### INSTRUCTIONS TO FOLLOW
Copy each line with the word "this" in it.
# Start of DATA SUPPLIED
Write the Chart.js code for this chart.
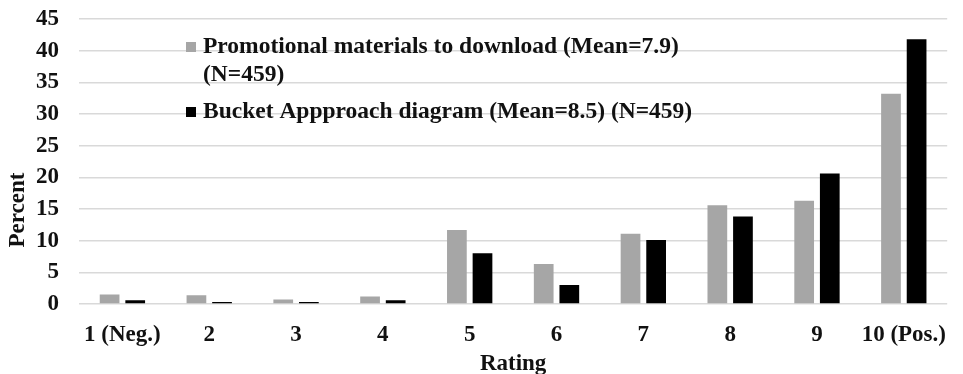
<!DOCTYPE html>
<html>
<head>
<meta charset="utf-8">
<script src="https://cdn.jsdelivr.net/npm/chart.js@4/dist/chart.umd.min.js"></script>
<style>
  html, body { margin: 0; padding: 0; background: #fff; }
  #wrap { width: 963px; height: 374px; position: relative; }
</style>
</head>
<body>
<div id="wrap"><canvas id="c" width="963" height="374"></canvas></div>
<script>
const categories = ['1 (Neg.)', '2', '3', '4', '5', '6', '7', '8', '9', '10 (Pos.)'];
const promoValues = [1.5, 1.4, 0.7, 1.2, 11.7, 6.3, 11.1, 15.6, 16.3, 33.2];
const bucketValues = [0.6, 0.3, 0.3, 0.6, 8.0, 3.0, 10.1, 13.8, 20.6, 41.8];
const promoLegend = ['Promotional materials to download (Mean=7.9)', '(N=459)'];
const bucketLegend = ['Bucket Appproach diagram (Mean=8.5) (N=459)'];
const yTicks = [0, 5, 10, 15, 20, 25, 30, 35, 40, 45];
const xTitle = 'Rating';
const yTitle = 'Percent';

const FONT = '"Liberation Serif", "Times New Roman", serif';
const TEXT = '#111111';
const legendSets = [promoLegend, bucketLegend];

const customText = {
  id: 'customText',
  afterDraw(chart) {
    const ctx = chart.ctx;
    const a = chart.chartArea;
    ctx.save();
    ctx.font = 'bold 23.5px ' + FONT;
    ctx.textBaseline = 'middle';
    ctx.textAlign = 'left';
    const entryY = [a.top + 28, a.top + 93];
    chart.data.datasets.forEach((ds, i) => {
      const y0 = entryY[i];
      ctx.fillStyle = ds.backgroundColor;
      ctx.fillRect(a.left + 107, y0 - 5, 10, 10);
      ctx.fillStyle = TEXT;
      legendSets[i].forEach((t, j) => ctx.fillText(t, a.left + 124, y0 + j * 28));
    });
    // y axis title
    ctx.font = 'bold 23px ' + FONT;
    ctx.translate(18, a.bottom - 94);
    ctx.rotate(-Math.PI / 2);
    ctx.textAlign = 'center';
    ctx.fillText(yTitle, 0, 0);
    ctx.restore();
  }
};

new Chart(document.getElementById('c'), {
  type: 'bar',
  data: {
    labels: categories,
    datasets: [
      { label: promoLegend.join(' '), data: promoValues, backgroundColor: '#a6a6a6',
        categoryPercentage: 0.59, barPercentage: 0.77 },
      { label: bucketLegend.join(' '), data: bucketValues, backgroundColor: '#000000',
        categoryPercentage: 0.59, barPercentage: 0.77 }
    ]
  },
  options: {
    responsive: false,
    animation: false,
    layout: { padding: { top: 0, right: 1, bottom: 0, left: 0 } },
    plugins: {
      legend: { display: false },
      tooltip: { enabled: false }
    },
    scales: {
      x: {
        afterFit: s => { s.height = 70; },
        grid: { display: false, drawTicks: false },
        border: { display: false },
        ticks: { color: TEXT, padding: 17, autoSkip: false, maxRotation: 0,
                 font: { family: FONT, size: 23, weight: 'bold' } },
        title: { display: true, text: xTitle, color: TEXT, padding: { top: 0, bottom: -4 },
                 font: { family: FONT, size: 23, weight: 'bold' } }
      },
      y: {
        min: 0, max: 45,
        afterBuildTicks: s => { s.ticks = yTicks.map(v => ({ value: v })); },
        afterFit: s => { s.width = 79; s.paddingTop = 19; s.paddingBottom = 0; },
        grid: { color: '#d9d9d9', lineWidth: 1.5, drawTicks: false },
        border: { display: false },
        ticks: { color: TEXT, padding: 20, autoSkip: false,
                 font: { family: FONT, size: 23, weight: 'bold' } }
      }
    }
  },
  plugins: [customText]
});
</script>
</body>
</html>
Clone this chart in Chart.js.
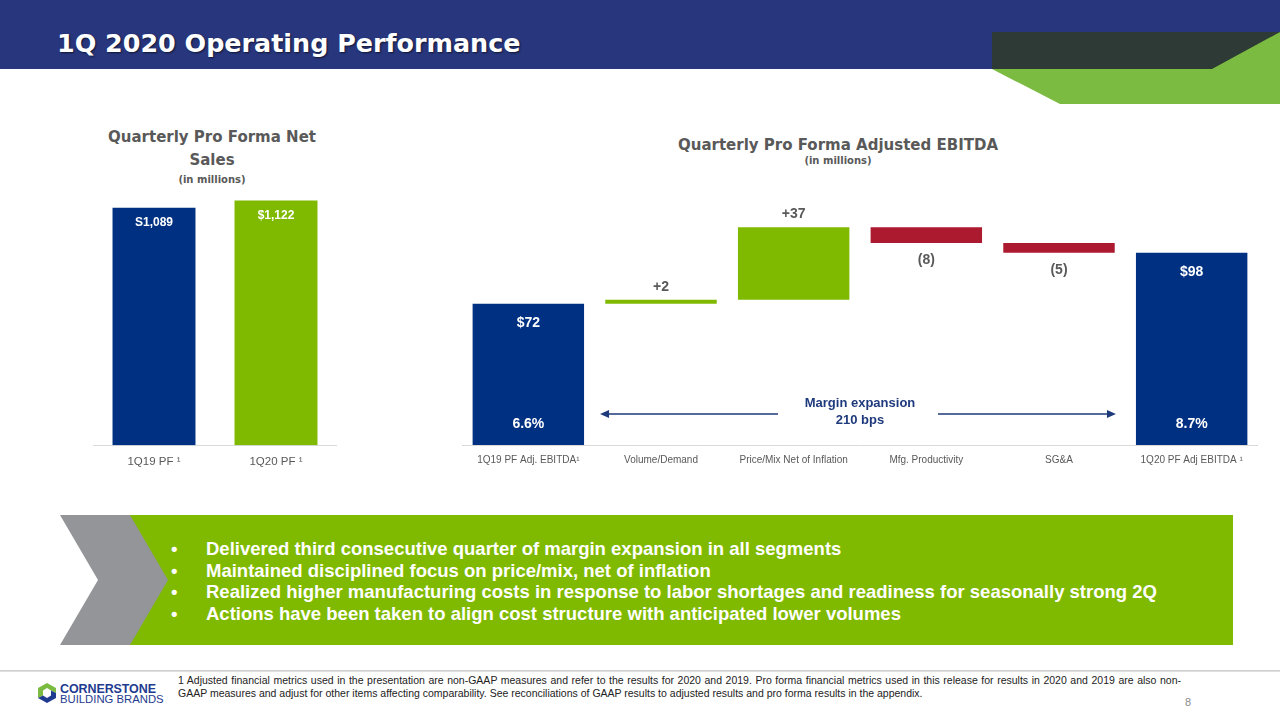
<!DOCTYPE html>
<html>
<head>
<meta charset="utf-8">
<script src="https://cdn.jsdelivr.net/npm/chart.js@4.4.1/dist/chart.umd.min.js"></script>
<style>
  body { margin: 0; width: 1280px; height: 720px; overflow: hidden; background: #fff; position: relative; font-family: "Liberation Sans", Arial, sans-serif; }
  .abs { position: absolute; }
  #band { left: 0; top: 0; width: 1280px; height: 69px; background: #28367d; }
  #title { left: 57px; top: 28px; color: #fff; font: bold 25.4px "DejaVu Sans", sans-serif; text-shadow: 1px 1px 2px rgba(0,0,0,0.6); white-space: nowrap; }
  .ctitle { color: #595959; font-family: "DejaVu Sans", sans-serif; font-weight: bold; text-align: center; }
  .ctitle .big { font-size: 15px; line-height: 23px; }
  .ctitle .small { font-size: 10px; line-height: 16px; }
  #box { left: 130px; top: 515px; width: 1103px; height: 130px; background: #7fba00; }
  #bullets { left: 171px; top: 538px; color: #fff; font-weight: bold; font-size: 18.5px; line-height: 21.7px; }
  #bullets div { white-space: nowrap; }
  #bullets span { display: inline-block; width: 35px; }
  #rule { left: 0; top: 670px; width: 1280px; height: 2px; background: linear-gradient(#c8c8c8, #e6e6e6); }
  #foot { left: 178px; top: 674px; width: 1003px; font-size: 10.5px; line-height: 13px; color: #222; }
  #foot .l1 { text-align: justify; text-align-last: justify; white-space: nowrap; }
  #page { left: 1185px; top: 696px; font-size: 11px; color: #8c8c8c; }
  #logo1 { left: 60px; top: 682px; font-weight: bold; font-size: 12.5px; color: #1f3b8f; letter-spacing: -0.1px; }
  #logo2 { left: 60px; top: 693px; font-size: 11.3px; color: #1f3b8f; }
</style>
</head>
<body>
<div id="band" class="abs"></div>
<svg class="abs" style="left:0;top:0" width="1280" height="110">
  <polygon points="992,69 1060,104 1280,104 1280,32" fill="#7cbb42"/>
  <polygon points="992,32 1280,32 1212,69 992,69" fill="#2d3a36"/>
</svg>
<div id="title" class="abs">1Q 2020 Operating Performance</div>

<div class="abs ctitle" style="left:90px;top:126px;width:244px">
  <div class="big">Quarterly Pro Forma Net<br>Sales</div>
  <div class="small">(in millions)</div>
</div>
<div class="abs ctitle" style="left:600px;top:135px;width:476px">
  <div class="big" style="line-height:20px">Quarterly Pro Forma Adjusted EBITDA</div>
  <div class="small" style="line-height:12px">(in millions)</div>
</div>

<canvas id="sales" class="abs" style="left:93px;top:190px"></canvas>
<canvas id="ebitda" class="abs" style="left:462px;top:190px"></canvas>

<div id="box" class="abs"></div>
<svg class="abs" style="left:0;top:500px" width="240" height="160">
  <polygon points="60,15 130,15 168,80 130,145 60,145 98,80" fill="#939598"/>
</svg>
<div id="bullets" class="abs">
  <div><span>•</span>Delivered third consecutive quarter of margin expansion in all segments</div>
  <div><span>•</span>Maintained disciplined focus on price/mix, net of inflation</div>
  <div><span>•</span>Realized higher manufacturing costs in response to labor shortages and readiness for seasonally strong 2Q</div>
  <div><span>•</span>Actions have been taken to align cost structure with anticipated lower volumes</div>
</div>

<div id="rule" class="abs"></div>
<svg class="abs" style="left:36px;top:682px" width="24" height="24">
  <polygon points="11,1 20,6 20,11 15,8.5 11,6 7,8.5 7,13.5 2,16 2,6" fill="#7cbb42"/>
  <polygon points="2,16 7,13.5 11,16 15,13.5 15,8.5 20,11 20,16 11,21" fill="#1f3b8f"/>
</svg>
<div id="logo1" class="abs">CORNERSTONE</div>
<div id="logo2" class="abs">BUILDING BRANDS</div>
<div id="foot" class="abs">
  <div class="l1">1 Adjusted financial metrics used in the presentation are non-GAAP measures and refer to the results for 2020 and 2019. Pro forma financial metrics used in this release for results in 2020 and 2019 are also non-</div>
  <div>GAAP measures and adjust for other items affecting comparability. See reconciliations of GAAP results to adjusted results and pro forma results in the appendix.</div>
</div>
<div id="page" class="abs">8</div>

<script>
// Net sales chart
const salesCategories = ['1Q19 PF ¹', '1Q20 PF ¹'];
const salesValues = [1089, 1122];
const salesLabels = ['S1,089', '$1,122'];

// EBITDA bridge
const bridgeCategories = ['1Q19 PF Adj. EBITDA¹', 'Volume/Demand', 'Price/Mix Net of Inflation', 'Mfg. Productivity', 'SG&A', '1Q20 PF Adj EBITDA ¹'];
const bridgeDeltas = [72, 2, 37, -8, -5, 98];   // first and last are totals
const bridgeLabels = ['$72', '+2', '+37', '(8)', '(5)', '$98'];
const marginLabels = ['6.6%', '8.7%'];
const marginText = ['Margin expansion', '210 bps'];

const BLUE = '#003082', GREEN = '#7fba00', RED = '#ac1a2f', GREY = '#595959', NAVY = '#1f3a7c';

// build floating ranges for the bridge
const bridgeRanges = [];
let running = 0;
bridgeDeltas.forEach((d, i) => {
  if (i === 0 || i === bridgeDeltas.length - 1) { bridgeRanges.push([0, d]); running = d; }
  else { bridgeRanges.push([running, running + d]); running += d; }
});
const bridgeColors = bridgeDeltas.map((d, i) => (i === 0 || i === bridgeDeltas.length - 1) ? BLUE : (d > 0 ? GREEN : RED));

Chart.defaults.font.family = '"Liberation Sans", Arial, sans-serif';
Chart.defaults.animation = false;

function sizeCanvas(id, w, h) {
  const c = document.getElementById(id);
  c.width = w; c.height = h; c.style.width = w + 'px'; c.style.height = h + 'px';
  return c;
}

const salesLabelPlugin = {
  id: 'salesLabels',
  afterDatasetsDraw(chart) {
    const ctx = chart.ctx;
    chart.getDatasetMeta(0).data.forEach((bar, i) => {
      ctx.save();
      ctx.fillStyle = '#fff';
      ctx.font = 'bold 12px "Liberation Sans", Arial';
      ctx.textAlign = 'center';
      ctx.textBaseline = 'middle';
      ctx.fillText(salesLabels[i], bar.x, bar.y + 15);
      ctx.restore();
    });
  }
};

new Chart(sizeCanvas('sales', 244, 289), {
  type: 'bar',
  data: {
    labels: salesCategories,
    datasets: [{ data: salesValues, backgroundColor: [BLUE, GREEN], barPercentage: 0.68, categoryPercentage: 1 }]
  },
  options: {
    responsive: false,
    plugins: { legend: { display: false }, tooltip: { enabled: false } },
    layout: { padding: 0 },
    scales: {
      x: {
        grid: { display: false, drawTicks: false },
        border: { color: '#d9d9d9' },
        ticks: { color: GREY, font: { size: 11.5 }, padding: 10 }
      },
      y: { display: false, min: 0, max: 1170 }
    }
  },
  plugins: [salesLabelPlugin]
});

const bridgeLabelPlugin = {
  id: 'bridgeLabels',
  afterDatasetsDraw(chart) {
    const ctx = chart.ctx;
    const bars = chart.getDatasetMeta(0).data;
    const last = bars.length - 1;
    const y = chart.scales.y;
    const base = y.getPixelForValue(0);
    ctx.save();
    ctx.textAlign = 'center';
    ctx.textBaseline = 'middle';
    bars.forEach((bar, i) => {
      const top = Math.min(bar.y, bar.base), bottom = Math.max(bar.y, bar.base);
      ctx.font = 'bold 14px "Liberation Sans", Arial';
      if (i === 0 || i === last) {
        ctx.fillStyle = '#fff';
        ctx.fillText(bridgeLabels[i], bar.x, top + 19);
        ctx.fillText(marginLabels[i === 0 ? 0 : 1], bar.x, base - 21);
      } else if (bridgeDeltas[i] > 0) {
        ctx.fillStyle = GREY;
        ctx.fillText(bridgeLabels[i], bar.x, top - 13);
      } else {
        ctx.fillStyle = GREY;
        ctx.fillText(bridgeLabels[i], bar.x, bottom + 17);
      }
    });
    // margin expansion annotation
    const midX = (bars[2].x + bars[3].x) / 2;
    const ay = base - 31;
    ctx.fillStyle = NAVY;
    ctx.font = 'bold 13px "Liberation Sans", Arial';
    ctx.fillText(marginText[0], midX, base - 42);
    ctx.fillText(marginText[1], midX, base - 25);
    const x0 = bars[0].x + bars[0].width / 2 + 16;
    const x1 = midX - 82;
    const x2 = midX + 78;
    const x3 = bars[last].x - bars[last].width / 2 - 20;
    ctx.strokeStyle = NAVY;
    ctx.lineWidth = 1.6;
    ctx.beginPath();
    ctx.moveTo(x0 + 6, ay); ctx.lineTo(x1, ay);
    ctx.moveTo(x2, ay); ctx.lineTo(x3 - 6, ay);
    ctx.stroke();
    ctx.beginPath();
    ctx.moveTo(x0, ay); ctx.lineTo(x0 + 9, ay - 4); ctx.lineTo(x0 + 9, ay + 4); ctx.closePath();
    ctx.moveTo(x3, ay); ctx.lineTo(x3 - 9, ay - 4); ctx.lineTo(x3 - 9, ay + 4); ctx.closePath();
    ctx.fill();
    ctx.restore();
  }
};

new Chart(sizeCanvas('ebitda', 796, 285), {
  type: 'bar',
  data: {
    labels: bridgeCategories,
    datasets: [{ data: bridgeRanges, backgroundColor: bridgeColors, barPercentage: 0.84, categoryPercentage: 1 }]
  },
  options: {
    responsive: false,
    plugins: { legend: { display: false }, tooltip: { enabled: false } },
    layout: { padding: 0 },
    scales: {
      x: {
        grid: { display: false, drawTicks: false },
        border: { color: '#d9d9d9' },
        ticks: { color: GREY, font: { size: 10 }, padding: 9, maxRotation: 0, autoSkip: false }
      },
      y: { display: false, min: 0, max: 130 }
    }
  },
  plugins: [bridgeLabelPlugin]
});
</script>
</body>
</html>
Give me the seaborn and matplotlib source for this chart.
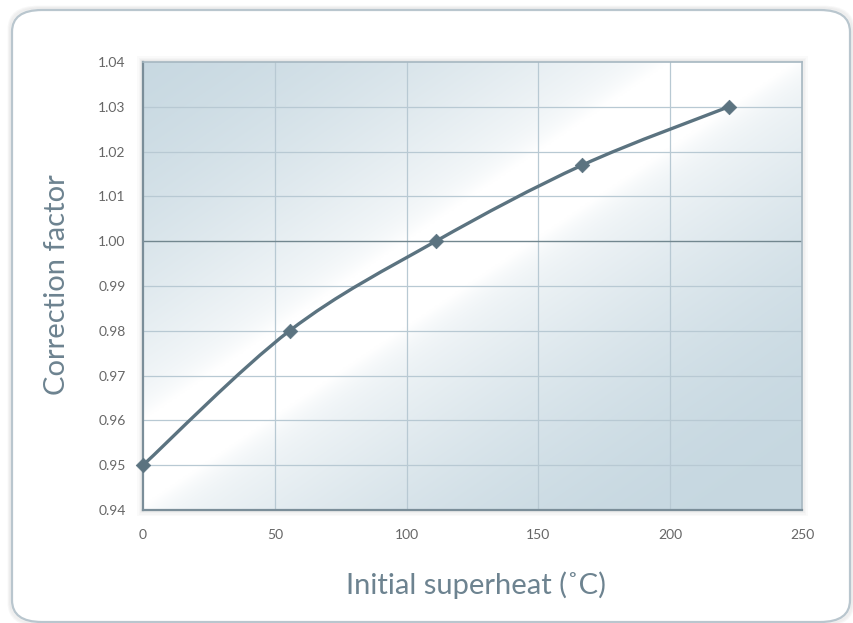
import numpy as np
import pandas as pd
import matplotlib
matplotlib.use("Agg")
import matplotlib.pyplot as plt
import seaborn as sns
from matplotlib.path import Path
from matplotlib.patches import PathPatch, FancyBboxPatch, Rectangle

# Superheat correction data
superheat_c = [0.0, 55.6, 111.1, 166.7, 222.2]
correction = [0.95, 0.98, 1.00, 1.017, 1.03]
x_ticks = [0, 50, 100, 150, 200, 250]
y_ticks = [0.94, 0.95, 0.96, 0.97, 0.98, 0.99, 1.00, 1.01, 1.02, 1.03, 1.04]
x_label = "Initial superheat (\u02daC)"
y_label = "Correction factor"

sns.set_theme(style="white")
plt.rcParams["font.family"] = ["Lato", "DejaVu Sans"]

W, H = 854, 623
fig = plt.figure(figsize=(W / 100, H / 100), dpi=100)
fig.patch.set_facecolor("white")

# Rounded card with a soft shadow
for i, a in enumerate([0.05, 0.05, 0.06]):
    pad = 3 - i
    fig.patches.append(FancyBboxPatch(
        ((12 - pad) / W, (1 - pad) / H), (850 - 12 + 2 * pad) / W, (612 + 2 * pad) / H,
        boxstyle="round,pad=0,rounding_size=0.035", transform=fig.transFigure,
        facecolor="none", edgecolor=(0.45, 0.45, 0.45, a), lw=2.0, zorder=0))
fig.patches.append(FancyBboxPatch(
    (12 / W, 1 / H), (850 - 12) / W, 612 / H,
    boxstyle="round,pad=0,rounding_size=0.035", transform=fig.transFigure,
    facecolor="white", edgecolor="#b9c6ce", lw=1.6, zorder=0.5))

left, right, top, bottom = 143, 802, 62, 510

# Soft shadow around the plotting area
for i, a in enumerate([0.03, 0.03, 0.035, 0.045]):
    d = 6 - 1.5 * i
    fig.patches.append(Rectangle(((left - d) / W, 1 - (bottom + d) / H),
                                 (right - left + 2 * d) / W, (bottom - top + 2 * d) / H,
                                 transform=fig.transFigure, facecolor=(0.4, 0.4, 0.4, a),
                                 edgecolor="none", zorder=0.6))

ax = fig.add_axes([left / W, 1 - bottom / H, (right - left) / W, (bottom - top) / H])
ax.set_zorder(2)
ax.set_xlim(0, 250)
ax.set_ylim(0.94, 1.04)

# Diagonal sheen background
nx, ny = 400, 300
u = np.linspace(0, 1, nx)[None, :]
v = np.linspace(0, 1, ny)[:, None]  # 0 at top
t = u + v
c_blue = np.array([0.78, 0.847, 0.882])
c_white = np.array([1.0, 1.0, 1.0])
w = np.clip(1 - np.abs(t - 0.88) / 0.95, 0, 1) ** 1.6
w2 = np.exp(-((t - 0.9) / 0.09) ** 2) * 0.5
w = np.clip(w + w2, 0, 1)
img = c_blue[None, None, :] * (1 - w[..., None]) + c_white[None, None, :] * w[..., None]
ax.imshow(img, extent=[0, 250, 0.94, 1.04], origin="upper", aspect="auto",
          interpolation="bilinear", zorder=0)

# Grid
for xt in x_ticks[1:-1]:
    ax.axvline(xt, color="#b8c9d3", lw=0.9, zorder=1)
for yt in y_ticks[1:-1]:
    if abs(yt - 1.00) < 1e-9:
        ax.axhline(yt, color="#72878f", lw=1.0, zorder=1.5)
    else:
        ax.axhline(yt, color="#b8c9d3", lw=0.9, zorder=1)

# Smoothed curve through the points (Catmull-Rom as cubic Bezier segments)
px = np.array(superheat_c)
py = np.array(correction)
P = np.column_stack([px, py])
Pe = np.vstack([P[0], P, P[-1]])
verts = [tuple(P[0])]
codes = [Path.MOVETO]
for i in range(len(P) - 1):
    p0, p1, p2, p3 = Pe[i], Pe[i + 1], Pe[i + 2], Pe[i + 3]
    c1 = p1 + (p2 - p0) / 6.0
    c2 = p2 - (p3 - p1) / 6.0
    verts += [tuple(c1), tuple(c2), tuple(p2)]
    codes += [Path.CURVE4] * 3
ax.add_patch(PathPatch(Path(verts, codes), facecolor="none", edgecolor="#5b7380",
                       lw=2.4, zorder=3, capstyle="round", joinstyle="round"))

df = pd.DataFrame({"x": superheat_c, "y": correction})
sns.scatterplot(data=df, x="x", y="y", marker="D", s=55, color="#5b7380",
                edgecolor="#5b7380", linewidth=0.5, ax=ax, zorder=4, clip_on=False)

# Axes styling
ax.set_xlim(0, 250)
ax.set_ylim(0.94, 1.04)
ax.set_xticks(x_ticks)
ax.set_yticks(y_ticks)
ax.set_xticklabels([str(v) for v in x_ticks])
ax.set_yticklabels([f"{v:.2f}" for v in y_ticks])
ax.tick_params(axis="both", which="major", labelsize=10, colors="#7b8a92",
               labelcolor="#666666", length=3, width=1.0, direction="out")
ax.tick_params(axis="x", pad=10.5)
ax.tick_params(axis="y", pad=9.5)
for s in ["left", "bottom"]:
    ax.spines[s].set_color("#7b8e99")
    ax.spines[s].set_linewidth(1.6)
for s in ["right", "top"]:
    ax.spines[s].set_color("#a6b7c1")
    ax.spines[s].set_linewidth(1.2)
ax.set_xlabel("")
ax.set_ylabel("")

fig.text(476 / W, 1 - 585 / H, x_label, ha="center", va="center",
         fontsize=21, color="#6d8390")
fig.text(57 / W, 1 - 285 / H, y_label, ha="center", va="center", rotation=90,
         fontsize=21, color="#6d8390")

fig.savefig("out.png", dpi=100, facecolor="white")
# End of DATA SUPPLIED
### REPLY TO THE TASK
Write the Chart.js code for this chart.
Clone this chart in Chart.js.
  <div class="l1">1 Adjusted financial metrics used in the presentation are non-GAAP measures and refer to the results for 2020 and 2019. Pro forma financial metrics used in this release for results in 2020 and 2019 are also non-</div>
Give me the seaborn and matplotlib source for this chart.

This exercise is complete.